President Obama has announced the first of three manufacturing institutes designed to bring education and the manufacturing sector together through government funding and organization. North Carolina State University’s Centennial Campus in Raleigh will be the headquarters of the Next Generation Power Electronics Manufacturing Innovation Institute and also will host at least some of the institute’s shared research and development facilities and testing equipment, not to mention programs designed for education and workforce development. It will be supported by $70 million over five years from the U.S. Department of Energy (DOE), along with a matching $70 million non-federal cost-share from the business and university members of the institute.
The institute is a consortium of businesses and universities focused on enabling energy-efficient, high-power electronic chips and devices. The emphasis is to make wide bandgap (WBG) semiconductor technologies as affordable as their silicon-based rivals.
While this first institute is funded primarily through DOE (http://energy.gov/articles/factsheet-next-generation-power-electronics-manufacturing-innovation-institute), the remaining two institutes, scheduled to be announced in the very near future, will be funded by the Defense Department, Commerce Department, NASA, and the National Science Foundation.

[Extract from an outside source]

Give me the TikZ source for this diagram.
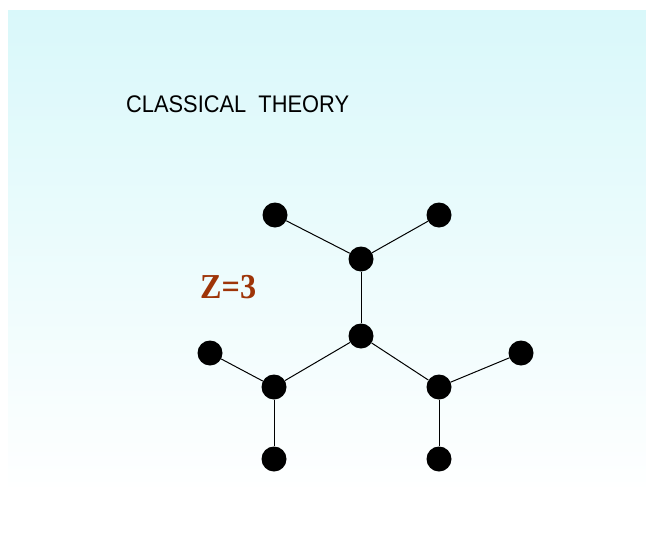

One will be focused on digital manufacturing and design innovation, while the other will deal with lightweight and modern metals manufacturing. In all the federal government is committed to around $200 million for funding these institutes, which will act as regional hubs to bring together R&D efforts as part of a “teaching factory” for students and workers to design and test new processes and products.
The first institute includes many of the top WBG semiconductor manufacturers, materials providers, and users. Obama’s long-term vision is for 45 of these manufacturing innovation institutes, but the first step is always the hardest.
While silicon semiconductors changed the faces of computing, communications, and energy, they’ve approached their limitations in certain applications, making the way for WBG semiconductors to create power for everything from vehicles to VSD motors and to do it better.
In addition to being smaller, faster, and less expensive, WBG semiconductors have higher temperature tolerances and can operate at higher voltages and frequencies. The consortium led by NCSU includes 18 companies, including ABB, APEI, Avogy, Cree, Delphi, Delta Products, DfR Solutions, Gridbridge, Hesse Mechatronics, II-VI, IQE, John Deere, Monolith Semiconductor, RF Micro Devices, Toshiba International, Transphorm, USCi, and Vacon. Besides NCSU, the six additional universities and labs that are part of the institute include Arizona State University, Florida State University, University of California at Santa Barbara, Virginia Polytechnic Institute, National Renewable Energy Laboratory, and U.S. Naval Research Laboratory.